Underrated is not typically an association that one makes with A. Lange & Sohne. The German watchmaker has quite successfully established itself as a top tier manufacturer in the industry. However, I think the introduction of the 1815 in 34mm sizing is an underrated release this year at Watches and Wonders.
Aside from the Little Lange 1, there has not been a single watch offered from the brand inside a 37mm case diameter. The “larger” 1815 is only 38.5mm across, but given the thin bezel, I can see how this might wear larger than some collectors would prefer. Here, one can have the classic 1815 styling in a more discreet package than before, if that was even possible. Further, Lange developed the Caliber L152.1 alongside this new piece with a new free-sprung balance, and even managed to increase power reserve up to 72 hours, along with a host of more subtle improvements. This is also Lange’s 75th new caliber in the 31 years since its resurgence as a manufacturer.This release shows that not only is Lange pushing its own boundaries at the top of the range — with the Odysseus and minute repeater perpetual calendars — but also giving just as much attention to small, thoughtful, three-hand models at the other end of the catalog.
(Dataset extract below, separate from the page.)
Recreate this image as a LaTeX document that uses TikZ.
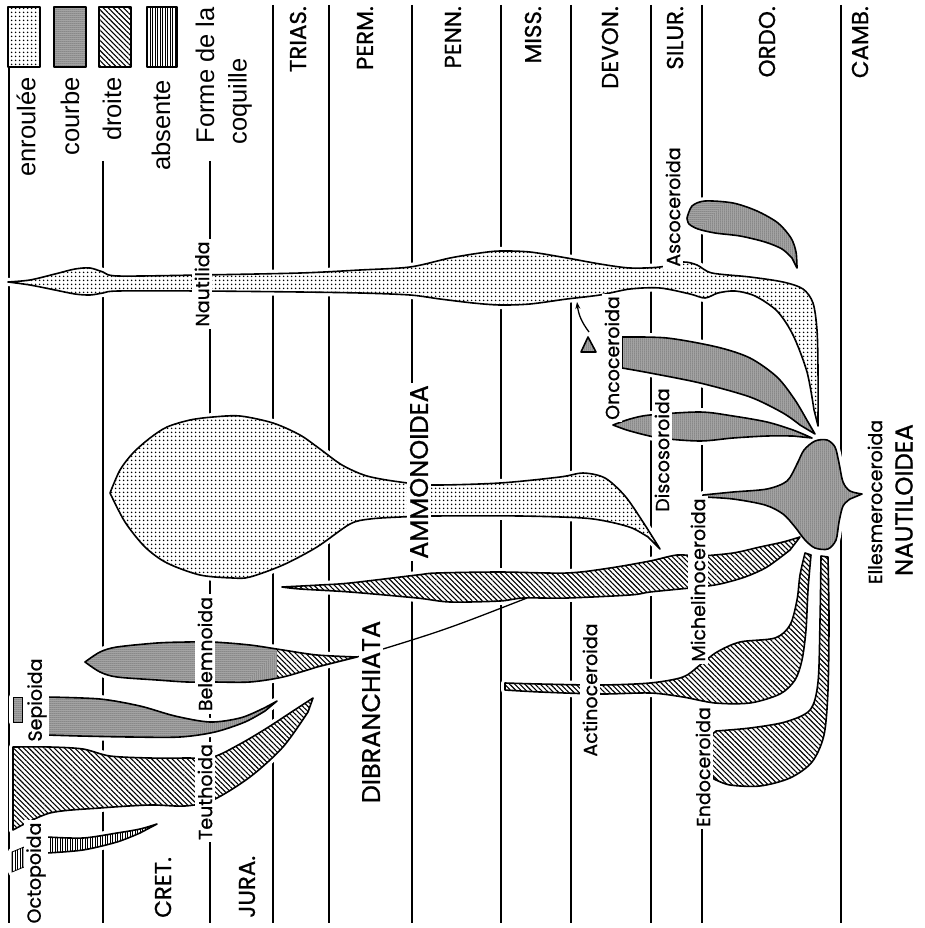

When it comes to underrated collections in general, the Chanel J12 has never quite gotten the respect it deserves. Now for the 25th anniversary of the J12, Chanel released a few models done in a beautiful, deep blue ceramic, which is quite a change given how we usually only see it in black or white ceramic. According to Chanel, it took five years of R&D to create the high-resistance, matte Bleu ceramic that is so dark you’d be forgiven for mistaking it for black in a dimly lit room. There are a total of 14 Chanel J12 Bleu watches, ranging from a small 33mm model to a Bleu X-Ray that takes 1,600 hours to produce. But here I am going to say that the 38m model priced at $10,500 is the most universally appealing. It’s a seemingly simple, fresh take on a notoriously underrated watch but the result is something I still can’t get out of my mind.